_GIVEN INSTRUCTION_
Find each line that has the string "this" and give the total, with nothing else.

_PROVIDED ENTRIES_
* Start *

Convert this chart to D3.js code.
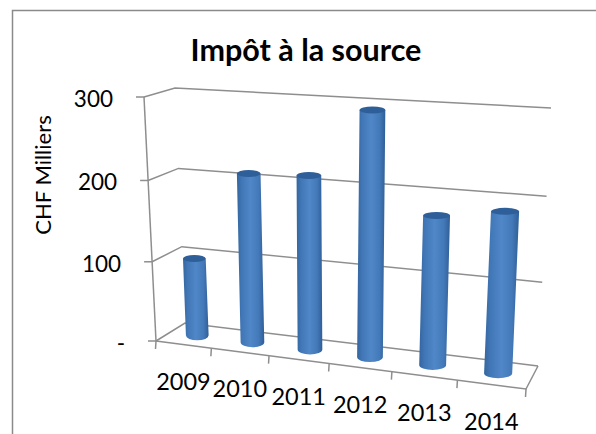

* End *
* Start *

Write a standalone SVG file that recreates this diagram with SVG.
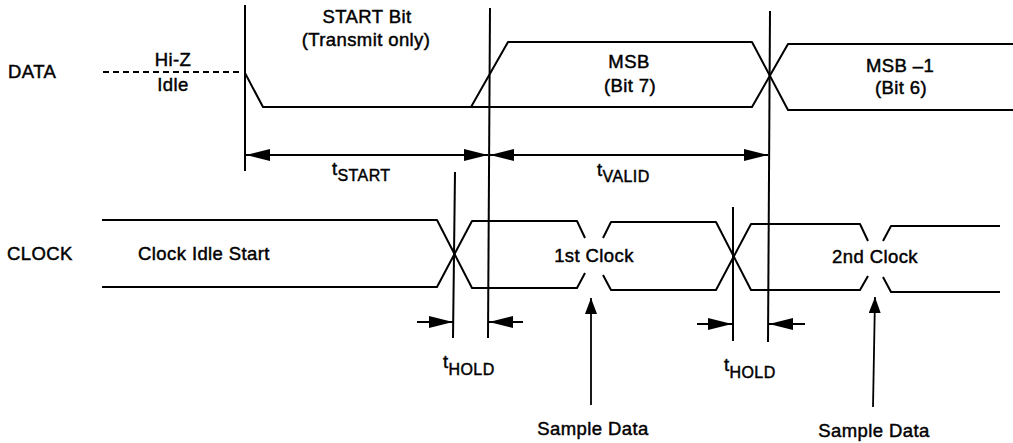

* End *
* Start *

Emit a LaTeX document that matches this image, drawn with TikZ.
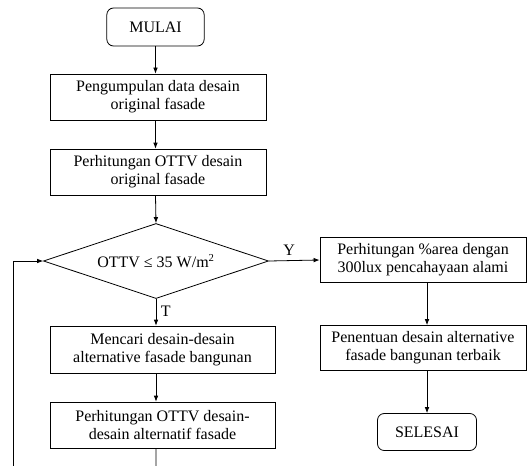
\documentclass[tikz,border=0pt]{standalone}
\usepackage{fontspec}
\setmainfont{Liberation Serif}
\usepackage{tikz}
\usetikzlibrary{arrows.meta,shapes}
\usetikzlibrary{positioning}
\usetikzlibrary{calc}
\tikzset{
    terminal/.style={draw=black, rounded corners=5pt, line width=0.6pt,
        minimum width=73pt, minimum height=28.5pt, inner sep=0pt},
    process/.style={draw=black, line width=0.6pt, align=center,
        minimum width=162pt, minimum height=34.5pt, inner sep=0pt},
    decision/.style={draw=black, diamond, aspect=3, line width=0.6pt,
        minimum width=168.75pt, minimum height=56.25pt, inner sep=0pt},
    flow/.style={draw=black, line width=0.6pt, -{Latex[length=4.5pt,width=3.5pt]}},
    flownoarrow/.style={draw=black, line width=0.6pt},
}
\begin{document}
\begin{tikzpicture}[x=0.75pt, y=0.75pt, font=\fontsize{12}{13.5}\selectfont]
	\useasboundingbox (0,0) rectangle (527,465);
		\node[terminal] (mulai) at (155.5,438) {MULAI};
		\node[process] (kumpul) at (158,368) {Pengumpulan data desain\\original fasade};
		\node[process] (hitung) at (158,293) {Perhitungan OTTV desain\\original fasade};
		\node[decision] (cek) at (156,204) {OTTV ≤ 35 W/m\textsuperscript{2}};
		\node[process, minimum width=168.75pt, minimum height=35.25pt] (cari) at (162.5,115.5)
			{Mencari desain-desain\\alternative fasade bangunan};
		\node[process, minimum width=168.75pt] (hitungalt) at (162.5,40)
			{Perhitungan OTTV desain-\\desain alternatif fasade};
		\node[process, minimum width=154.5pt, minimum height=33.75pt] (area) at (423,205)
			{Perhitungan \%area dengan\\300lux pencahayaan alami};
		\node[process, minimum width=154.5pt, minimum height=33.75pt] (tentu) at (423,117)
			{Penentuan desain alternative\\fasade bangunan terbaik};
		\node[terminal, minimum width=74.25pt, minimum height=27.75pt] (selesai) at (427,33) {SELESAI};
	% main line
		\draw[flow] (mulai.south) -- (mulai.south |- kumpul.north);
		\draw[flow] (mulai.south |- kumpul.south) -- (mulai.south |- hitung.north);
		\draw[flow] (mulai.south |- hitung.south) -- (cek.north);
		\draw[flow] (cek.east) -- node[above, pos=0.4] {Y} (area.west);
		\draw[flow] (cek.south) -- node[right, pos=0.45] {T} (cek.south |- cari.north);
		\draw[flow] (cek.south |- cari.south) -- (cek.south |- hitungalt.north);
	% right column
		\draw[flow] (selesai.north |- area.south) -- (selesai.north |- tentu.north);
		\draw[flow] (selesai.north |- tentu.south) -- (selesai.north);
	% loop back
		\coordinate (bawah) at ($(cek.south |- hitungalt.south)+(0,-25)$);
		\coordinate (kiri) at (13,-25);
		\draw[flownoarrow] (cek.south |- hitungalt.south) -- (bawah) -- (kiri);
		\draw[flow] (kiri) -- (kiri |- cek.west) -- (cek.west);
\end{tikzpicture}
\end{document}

* End *

_WRITTEN RESPONSE_
3